* **Written instruction**: Reproduce, character for character, the lines below from the first through the one with "const fit1Y = [2.244, 1.0];". Leave pictures out.
-- START Data shown --
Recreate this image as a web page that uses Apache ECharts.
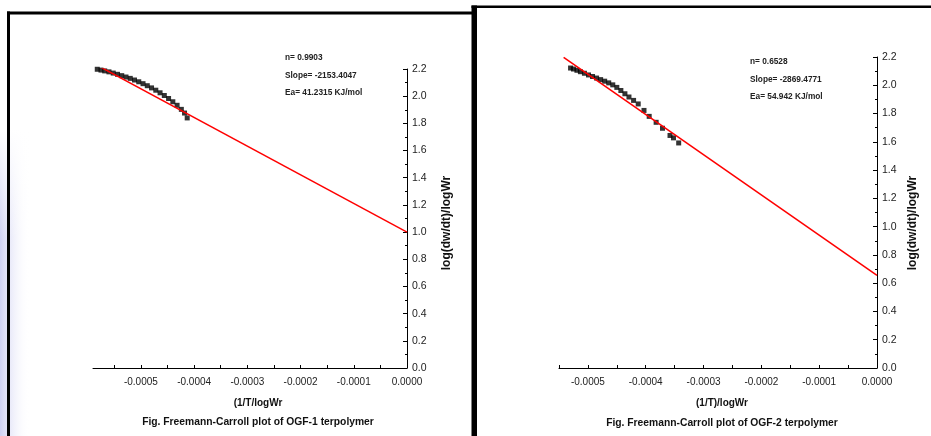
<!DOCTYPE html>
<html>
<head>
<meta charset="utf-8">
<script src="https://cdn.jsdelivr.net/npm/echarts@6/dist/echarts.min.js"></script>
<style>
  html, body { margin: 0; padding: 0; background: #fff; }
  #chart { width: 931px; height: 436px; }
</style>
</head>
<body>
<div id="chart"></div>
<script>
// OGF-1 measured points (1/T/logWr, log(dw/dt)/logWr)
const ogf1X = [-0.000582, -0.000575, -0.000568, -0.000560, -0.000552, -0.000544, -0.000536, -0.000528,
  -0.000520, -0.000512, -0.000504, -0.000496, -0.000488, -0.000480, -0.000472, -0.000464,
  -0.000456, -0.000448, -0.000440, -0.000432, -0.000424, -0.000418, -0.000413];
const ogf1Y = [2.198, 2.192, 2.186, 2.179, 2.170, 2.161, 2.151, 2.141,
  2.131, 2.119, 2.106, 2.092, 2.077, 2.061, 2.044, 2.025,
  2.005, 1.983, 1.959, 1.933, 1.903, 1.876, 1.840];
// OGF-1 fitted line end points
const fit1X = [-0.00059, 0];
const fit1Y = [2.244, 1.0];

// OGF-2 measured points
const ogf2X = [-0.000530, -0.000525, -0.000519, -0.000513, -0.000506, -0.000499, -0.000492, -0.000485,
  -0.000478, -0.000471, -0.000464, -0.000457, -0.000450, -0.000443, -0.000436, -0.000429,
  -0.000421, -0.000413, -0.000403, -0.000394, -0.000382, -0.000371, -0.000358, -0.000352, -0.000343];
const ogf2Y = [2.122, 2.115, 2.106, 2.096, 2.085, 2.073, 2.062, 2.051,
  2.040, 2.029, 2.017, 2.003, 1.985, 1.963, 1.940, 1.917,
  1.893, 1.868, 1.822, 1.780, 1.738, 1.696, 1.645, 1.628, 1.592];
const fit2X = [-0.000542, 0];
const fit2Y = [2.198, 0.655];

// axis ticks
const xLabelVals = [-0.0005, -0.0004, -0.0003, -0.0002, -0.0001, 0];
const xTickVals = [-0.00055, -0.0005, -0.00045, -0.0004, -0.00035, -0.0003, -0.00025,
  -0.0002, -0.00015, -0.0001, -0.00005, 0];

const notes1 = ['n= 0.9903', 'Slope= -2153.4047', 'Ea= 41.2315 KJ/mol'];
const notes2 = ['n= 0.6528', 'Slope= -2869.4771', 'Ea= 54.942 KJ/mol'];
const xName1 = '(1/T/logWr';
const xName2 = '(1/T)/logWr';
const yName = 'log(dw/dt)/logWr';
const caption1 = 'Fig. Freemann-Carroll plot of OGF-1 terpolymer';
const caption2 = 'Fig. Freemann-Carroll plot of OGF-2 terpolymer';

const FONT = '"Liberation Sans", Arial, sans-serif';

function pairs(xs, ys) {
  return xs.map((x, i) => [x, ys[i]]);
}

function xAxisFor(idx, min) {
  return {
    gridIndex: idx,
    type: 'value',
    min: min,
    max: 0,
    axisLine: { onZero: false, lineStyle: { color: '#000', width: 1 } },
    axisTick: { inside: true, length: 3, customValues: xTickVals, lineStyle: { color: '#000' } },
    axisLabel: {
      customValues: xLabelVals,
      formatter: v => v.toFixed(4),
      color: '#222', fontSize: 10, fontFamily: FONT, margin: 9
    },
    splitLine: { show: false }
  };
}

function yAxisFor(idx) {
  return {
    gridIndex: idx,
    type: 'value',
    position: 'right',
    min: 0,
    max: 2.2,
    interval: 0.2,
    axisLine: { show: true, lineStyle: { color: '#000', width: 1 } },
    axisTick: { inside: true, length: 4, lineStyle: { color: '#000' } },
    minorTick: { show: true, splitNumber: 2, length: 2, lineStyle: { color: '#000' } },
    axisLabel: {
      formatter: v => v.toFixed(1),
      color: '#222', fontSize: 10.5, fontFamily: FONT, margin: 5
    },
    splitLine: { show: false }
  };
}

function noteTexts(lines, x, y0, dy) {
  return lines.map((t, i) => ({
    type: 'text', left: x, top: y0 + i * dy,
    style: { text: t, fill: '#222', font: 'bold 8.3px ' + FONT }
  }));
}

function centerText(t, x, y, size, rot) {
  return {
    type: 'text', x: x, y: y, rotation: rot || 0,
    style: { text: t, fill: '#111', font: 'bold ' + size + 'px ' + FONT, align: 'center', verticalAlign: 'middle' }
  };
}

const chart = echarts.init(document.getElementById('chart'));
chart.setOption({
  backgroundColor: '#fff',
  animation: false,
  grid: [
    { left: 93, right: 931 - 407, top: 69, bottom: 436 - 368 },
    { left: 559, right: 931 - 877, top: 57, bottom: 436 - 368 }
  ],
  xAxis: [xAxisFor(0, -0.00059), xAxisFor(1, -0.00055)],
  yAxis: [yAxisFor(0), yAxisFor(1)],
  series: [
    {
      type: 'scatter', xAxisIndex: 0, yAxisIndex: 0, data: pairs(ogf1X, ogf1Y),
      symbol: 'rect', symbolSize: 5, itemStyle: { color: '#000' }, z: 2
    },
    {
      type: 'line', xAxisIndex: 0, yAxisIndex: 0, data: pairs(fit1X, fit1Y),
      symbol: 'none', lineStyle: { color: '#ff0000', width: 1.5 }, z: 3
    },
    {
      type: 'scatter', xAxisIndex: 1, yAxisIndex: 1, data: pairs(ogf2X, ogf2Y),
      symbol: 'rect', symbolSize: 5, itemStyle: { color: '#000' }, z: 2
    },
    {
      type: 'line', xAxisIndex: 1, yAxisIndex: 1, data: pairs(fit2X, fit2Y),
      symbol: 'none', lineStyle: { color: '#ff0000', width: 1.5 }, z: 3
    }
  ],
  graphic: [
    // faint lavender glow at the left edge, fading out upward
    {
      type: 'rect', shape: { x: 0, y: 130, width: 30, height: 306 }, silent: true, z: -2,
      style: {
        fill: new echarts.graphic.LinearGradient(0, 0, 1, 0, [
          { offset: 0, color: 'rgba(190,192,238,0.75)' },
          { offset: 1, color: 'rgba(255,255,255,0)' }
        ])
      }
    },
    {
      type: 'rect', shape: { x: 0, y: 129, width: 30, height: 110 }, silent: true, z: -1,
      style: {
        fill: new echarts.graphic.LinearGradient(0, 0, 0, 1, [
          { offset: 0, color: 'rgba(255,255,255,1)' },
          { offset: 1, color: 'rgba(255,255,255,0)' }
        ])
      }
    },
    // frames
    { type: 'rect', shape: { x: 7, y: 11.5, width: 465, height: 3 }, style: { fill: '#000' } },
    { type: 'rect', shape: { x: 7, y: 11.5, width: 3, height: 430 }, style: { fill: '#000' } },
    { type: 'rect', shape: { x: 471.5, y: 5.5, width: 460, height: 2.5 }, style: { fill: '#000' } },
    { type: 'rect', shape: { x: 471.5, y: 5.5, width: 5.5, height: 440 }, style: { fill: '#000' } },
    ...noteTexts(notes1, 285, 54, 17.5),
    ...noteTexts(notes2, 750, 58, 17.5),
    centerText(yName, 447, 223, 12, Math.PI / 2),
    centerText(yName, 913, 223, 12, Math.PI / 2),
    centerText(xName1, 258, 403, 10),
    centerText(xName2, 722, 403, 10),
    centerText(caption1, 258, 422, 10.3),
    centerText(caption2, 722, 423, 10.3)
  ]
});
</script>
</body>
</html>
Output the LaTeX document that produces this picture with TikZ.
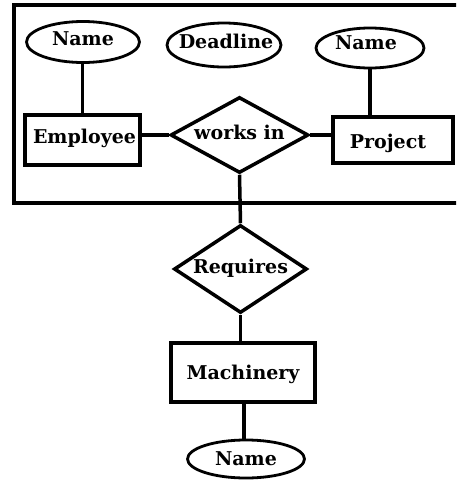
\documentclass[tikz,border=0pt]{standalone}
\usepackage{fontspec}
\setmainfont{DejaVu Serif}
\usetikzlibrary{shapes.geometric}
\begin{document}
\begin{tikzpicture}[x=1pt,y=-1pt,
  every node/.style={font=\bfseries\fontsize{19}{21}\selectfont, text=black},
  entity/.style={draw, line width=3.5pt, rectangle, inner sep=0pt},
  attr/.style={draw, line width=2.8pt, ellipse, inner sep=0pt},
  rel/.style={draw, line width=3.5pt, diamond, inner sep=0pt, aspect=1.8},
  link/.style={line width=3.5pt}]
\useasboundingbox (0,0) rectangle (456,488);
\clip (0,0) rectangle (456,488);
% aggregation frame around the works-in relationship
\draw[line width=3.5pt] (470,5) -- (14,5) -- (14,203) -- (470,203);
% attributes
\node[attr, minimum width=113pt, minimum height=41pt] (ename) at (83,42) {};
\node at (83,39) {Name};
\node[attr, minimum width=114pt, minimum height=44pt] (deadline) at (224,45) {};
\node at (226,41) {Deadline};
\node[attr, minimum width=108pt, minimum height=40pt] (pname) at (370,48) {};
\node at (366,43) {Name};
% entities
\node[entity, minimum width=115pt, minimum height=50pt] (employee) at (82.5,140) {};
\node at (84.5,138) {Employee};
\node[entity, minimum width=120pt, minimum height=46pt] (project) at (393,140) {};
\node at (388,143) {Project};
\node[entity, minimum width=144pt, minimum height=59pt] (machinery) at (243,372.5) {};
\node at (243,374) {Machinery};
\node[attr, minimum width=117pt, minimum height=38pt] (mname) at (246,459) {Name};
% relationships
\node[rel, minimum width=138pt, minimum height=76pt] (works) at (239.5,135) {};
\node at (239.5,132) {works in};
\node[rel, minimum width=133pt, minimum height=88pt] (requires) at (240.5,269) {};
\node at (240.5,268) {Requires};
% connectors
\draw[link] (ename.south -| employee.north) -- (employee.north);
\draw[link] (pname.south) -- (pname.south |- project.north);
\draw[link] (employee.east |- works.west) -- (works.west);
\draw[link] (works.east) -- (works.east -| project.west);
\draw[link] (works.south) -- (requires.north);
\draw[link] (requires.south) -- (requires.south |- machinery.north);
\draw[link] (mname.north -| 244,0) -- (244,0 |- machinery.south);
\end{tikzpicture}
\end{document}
-- END Data shown --
* **Right answer**:
Recreate this image as a web page that uses Apache ECharts.
<!DOCTYPE html>
<html>
<head>
<meta charset="utf-8">
<script src="https://cdn.jsdelivr.net/npm/echarts@6/dist/echarts.min.js"></script>
<style>
  html, body { margin: 0; padding: 0; background: #fff; }
  #chart { width: 931px; height: 436px; }
</style>
</head>
<body>
<div id="chart"></div>
<script>
// OGF-1 measured points (1/T/logWr, log(dw/dt)/logWr)
const ogf1X = [-0.000582, -0.000575, -0.000568, -0.000560, -0.000552, -0.000544, -0.000536, -0.000528,
  -0.000520, -0.000512, -0.000504, -0.000496, -0.000488, -0.000480, -0.000472, -0.000464,
  -0.000456, -0.000448, -0.000440, -0.000432, -0.000424, -0.000418, -0.000413];
const ogf1Y = [2.198, 2.192, 2.186, 2.179, 2.170, 2.161, 2.151, 2.141,
  2.131, 2.119, 2.106, 2.092, 2.077, 2.061, 2.044, 2.025,
  2.005, 1.983, 1.959, 1.933, 1.903, 1.876, 1.840];
// OGF-1 fitted line end points
const fit1X = [-0.00059, 0];
const fit1Y = [2.244, 1.0];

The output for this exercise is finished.